The project would stand at the northeast corner of 5th and Olive streets on the site of the Philharmonic Auditorium, which was razed in the 1980s to make way for an office and hotel complex that was never built. The demand for offices collapsed in the early 1990s, and downtown has been burdened by an oversupply ever since.

But a burst of residential development in recent years has added thousands of apartments and condominiums downtown, and billions of dollars' worth of entertainment, shopping and hotel construction is underway or scheduled to start this year. After decades of blacklisting the area, lenders are again making loans for downtown developments.

Houk says he now has committed financial partners and most of the required development permits and has begun work on a new environmental impact report. Construction could start as soon as early 2008, and the smaller tower including the hotel could be open by 2010, he said.

The property would have six floors of underground parking to serve residents and hotel guests.

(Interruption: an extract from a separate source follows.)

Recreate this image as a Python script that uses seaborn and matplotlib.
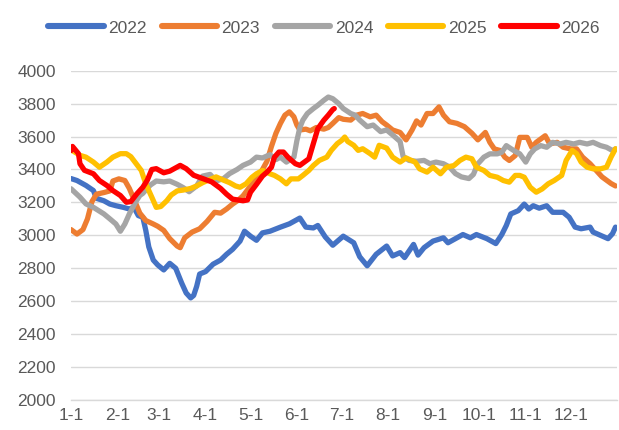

The project is drawing its doubters from people who wonder whether there is a market for another huge housing complex downtown.

Adding downtown housing is a risk, market observers said. "There is a huge supply that far exceeds demand" at the moment, said real estate broker Stephen May of Downtown Residential Real Estate, who estimates that more than 400 units are for sale.

Prices are holding level, he said, but may come down in future months as more new units hit the market and create competition.

"People wonder if this is the right time" to announce a large housing development, said economist Jack Kyser of the Los Angeles County Economic Development Corp. "Downtown is overbuilt and some other projects are grinding to a halt."

But the housing market could be thriving again by 2010, he said, and the Park Fifth gamble could pay off. A project of that size -- 732 condos and 218 hotel rooms -- "would pull the center of gravity downtown a little farther to the east" and boost the appeal of the blocks around long-suffering Pershing Square, Kyser said.

The city's oldest park has long been a draw for the homeless, and its walled setting above an underground garage sets it apart from the streets that surround it.

Park Fifth's developers hope to help pay for improvements to Pershing Square, said Rich Marr of Brentwood-based Namco Capital Group Inc., one of Houk's financial partners.

"We are laying the groundwork" for possible upgrades to the square, Perry said.

As designed by New York architecture firm Kohn Pedersen Fox, Park Fifth would wrap around the Title Guarantee Building, a 12-story Art Deco-style tower completed in 1930 and now being converted to apartments.

Park Fifth also would have a garden and two outdoor swimming pools on the 15th floor. There would be restaurants and stores at street level.

The complex also would be connected to the Pershing Square subway station.

Houk bought the Variety Arts Center on South Figueroa Street in downtown Los Angeles last year with the intention of restoring the historic theater starting next fall and reopening it as an entertainment venue in 2009.